Ensure the dough edge is tightly pinched and sealed around the mozzarella strips. Press firmly to create a secure seal, and avoid overstretching the dough when folding it over the cheese filling.
- → Can I make the dough ahead of time?
Yes, prepare the dough and let it rise in the refrigerator overnight. This slow fermentation develops flavor. Bring to room temperature before rolling and shaping.
- → What other cheeses work well for the stuffed crust?
While mozzarella is classic for its melt, try provolone for sharper flavor, cheddar for color, or a blend of Italian cheeses. Avoid fresh cheeses that release too much water when heated.

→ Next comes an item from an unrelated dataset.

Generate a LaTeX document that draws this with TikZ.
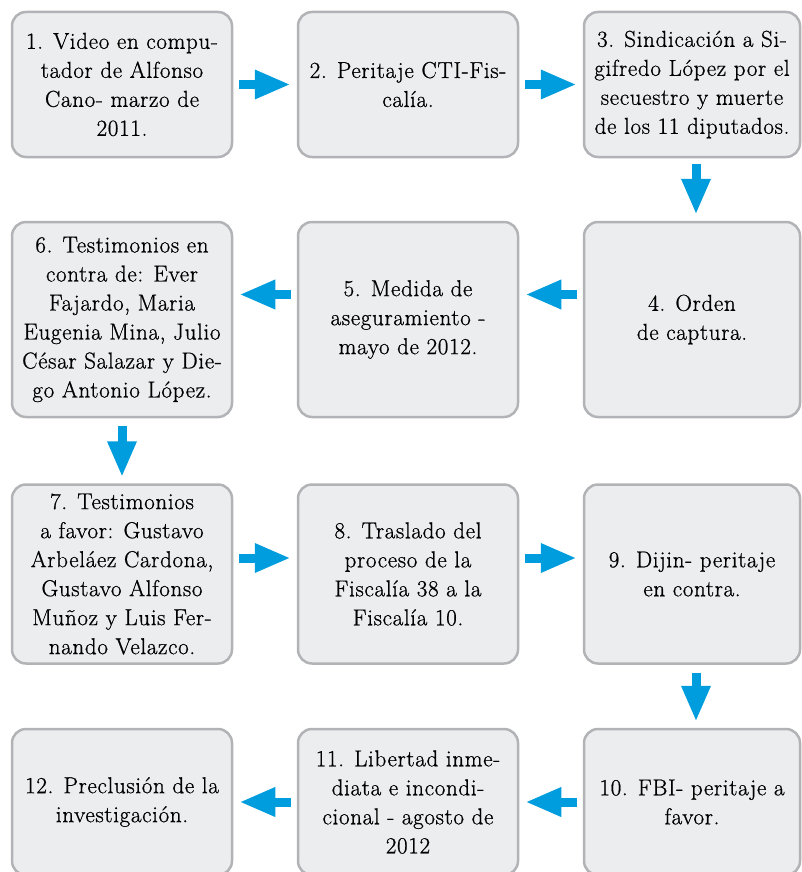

- → Why is my crust not golden brown?
Brushing the stuffed crust with olive oil before baking promotes even browning. Ensure your oven is fully preheated to 230°C (450°F) for proper crust development and color.
- → Can I freeze the prepared pizza before baking?
Assemble the entire pizza, wrap tightly in plastic and foil, then freeze for up to 3 months. Bake from frozen, adding 5-10 minutes to the cooking time, or thaw overnight in the refrigerator.